> DIRECTION: Reproduce each line of the material exactly, minus any picture.
BEGIN GIVEN INFORMATION
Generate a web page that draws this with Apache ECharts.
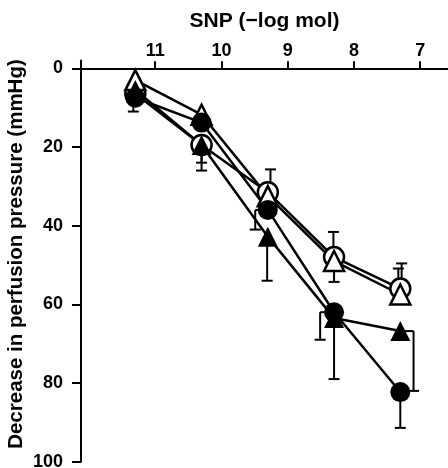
<!DOCTYPE html>
<html><head><meta charset="utf-8">
<script src="https://cdn.jsdelivr.net/npm/echarts@6/dist/echarts.min.js"></script>
<style>html,body{margin:0;padding:0;background:#fff}#c{width:448px;height:468px}</style>
</head><body><div id="c"></div>
<script>
// dose (-log mol) for each data column
const doseX = [11.3, 10.3, 9.3, 8.3, 7.3];
const xTicks = [11, 10, 9, 8, 7];
const yTicks = [0, 20, 40, 60, 80, 100];
// decrease in perfusion pressure (mmHg)
const openCircle = [6.5, 19.5, 31.5, 48, 56];
const openTriangle = [3, 11.8, 32.5, 49, 57.5];
const filledCircle = [7.5, 13.8, 36, 62, 82.3];
const filledTriangle = [5.5, 19.5, 42.8, 63.5, 66.8];
// error bars: [point dose, bar dose, from, to]
const openCircleErr = [[10.3, 10.3, 19.5, 24], [9.3, 9.26, 31.5, 25.7], [8.3, 8.31, 48, 41.6], [7.3, 7.33, 56, 50.9]];
const openTriangleErr = [[8.3, 8.3, 49, 54.3], [7.3, 7.28, 57.5, 49.6]];
const filledCircleErr = [[11.3, 11.33, 7.5, 11], [9.3, 9.49, 36, 41], [8.3, 8.51, 62, 69], [7.3, 7.3, 82.3, 91.4]];
const filledTriangleErr = [[10.3, 10.3, 19.5, 26], [9.3, 9.31, 42.8, 54], [8.3, 8.3, 63.5, 79], [7.3, 7.1, 66.8, 82]];

const FONT = "'Liberation Sans', Arial, sans-serif";
const pairs = ys => doseX.map((x, i) => [x, ys[i]]);

function errSeries(data) {
  return {
    type: 'custom', z: 1, silent: true, data: data,
    encode: { x: [0, 1], y: [2, 3] },
    renderItem: function (params, api) {
      const p = api.coord([api.value(0), api.value(2)]);
      const b0 = api.coord([api.value(1), api.value(2)]);
      const b1 = api.coord([api.value(1), api.value(3)]);
      const st = { stroke: '#000', lineWidth: 2 };
      const ch = [];
      if (Math.abs(p[0] - b0[0]) > 0.5) {
        ch.push({ type: 'line', shape: { x1: p[0], y1: p[1], x2: b0[0], y2: b0[1] }, style: st });
      }
      ch.push({ type: 'line', shape: { x1: b0[0], y1: b0[1], x2: b1[0], y2: b1[1] }, style: st });
      ch.push({ type: 'line', shape: { x1: b1[0] - 5.5, y1: b1[1], x2: b1[0] + 5.5, y2: b1[1] }, style: st });
      return { type: 'group', children: ch };
    }
  };
}
function lineSeries(ys) {
  return { type: 'line', z: 2, silent: true, data: pairs(ys), symbol: 'none',
    lineStyle: { color: '#000', width: 2.5 } };
}
function markSeries(ys, symbol, filled) {
  return { type: 'scatter', z: 3, silent: true, data: pairs(ys), symbol: symbol, symbolSize: 20,
    itemStyle: filled ? { color: '#000', opacity: 1 } : { color: '#fff', borderColor: '#000', borderWidth: 2.5, opacity: 1 } };
}

const chart = echarts.init(document.getElementById('c'), null, { renderer: 'canvas' });
chart.setOption({
  animation: false,
  backgroundColor: '#fff',
  grid: { left: 81, right: 0, top: 60.4, bottom: 6.3, outerBoundsMode: 'none' },
  xAxis: {
    type: 'value', position: 'top', inverse: true, min: 6.58, max: 12.12,
    name: 'SNP (\u2212log mol)', nameLocation: 'middle', nameGap: 29,
    nameTextStyle: { fontFamily: FONT, fontSize: 21, fontWeight: 'bold', color: '#000' },
    axisLine: { onZero: true, lineStyle: { color: '#000', width: 2 } },
    axisTick: { show: true, inside: false, length: 7, customValues: xTicks, lineStyle: { color: '#000', width: 2 } },
    axisLabel: { customValues: xTicks, fontFamily: FONT, fontSize: 18, fontWeight: 'bold', color: '#000', margin: 0 },
    splitLine: { show: false }
  },
  yAxis: {
    type: 'value', inverse: true, min: -2, max: 100,
    name: 'Decrease in perfusion pressure (mmHg)', nameLocation: 'middle', nameGap: 54, nameMoveOverlap: false,
    nameTextStyle: { fontFamily: FONT, fontSize: 20.5, fontWeight: 'bold', color: '#000', padding: [0, 0, 0, 14] },
    axisLine: { show: true, lineStyle: { color: '#000', width: 2 } },
    axisTick: { show: true, inside: false, length: 9, customValues: yTicks, lineStyle: { color: '#000', width: 2 } },
    axisLabel: { customValues: yTicks, fontFamily: FONT, fontSize: 18, fontWeight: 'bold', color: '#000', margin: 18 },
    splitLine: { show: false }
  },
  series: [
    errSeries(openCircleErr), errSeries(openTriangleErr), errSeries(filledTriangleErr), errSeries(filledCircleErr),
    lineSeries(openCircle), lineSeries(openTriangle), lineSeries(filledTriangle), lineSeries(filledCircle),
    markSeries(openCircle, 'circle', false), markSeries(openTriangle, 'triangle', false),
    markSeries(filledTriangle, 'triangle', true), markSeries(filledCircle, 'circle', true)
  ]
});
</script></body></html>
END GIVEN INFORMATION
> FULL ANSWER:
Generate a web page that draws this with Apache ECharts.
<!DOCTYPE html>
<html><head><meta charset="utf-8">
<script src="https://cdn.jsdelivr.net/npm/echarts@6/dist/echarts.min.js"></script>
<style>html,body{margin:0;padding:0;background:#fff}#c{width:448px;height:468px}</style>
</head><body><div id="c"></div>
<script>
// dose (-log mol) for each data column
const doseX = [11.3, 10.3, 9.3, 8.3, 7.3];
const xTicks = [11, 10, 9, 8, 7];
const yTicks = [0, 20, 40, 60, 80, 100];
// decrease in perfusion pressure (mmHg)
const openCircle = [6.5, 19.5, 31.5, 48, 56];
const openTriangle = [3, 11.8, 32.5, 49, 57.5];
const filledCircle = [7.5, 13.8, 36, 62, 82.3];
const filledTriangle = [5.5, 19.5, 42.8, 63.5, 66.8];
// error bars: [point dose, bar dose, from, to]
const openCircleErr = [[10.3, 10.3, 19.5, 24], [9.3, 9.26, 31.5, 25.7], [8.3, 8.31, 48, 41.6], [7.3, 7.33, 56, 50.9]];
const openTriangleErr = [[8.3, 8.3, 49, 54.3], [7.3, 7.28, 57.5, 49.6]];
const filledCircleErr = [[11.3, 11.33, 7.5, 11], [9.3, 9.49, 36, 41], [8.3, 8.51, 62, 69], [7.3, 7.3, 82.3, 91.4]];
const filledTriangleErr = [[10.3, 10.3, 19.5, 26], [9.3, 9.31, 42.8, 54], [8.3, 8.3, 63.5, 79], [7.3, 7.1, 66.8, 82]];

const FONT = "'Liberation Sans', Arial, sans-serif";
const pairs = ys => doseX.map((x, i) => [x, ys[i]]);

function errSeries(data) {
  return {
    type: 'custom', z: 1, silent: true, data: data,
    encode: { x: [0, 1], y: [2, 3] },
    renderItem: function (params, api) {
      const p = api.coord([api.value(0), api.value(2)]);
      const b0 = api.coord([api.value(1), api.value(2)]);
      const b1 = api.coord([api.value(1), api.value(3)]);
      const st = { stroke: '#000', lineWidth: 2 };
      const ch = [];
      if (Math.abs(p[0] - b0[0]) > 0.5) {
        ch.push({ type: 'line', shape: { x1: p[0], y1: p[1], x2: b0[0], y2: b0[1] }, style: st });
      }
      ch.push({ type: 'line', shape: { x1: b0[0], y1: b0[1], x2: b1[0], y2: b1[1] }, style: st });
      ch.push({ type: 'line', shape: { x1: b1[0] - 5.5, y1: b1[1], x2: b1[0] + 5.5, y2: b1[1] }, style: st });
      return { type: 'group', children: ch };
    }
  };
}
function lineSeries(ys) {
  return { type: 'line', z: 2, silent: true, data: pairs(ys), symbol: 'none',
    lineStyle: { color: '#000', width: 2.5 } };
}
function markSeries(ys, symbol, filled) {
  return { type: 'scatter', z: 3, silent: true, data: pairs(ys), symbol: symbol, symbolSize: 20,
    itemStyle: filled ? { color: '#000', opacity: 1 } : { color: '#fff', borderColor: '#000', borderWidth: 2.5, opacity: 1 } };
}

const chart = echarts.init(document.getElementById('c'), null, { renderer: 'canvas' });
chart.setOption({
  animation: false,
  backgroundColor: '#fff',
  grid: { left: 81, right: 0, top: 60.4, bottom: 6.3, outerBoundsMode: 'none' },
  xAxis: {
    type: 'value', position: 'top', inverse: true, min: 6.58, max: 12.12,
    name: 'SNP (\u2212log mol)', nameLocation: 'middle', nameGap: 29,
    nameTextStyle: { fontFamily: FONT, fontSize: 21, fontWeight: 'bold', color: '#000' },
    axisLine: { onZero: true, lineStyle: { color: '#000', width: 2 } },
    axisTick: { show: true, inside: false, length: 7, customValues: xTicks, lineStyle: { color: '#000', width: 2 } },
    axisLabel: { customValues: xTicks, fontFamily: FONT, fontSize: 18, fontWeight: 'bold', color: '#000', margin: 0 },
    splitLine: { show: false }
  },
  yAxis: {
    type: 'value', inverse: true, min: -2, max: 100,
    name: 'Decrease in perfusion pressure (mmHg)', nameLocation: 'middle', nameGap: 54, nameMoveOverlap: false,
    nameTextStyle: { fontFamily: FONT, fontSize: 20.5, fontWeight: 'bold', color: '#000', padding: [0, 0, 0, 14] },
    axisLine: { show: true, lineStyle: { color: '#000', width: 2 } },
    axisTick: { show: true, inside: false, length: 9, customValues: yTicks, lineStyle: { color: '#000', width: 2 } },
    axisLabel: { customValues: yTicks, fontFamily: FONT, fontSize: 18, fontWeight: 'bold', color: '#000', margin: 18 },
    splitLine: { show: false }
  },
  series: [
    errSeries(openCircleErr), errSeries(openTriangleErr), errSeries(filledTriangleErr), errSeries(filledCircleErr),
    lineSeries(openCircle), lineSeries(openTriangle), lineSeries(filledTriangle), lineSeries(filledCircle),
    markSeries(openCircle, 'circle', false), markSeries(openTriangle, 'triangle', false),
    markSeries(filledTriangle, 'triangle', true), markSeries(filledCircle, 'circle', true)
  ]
});
</script></body></html>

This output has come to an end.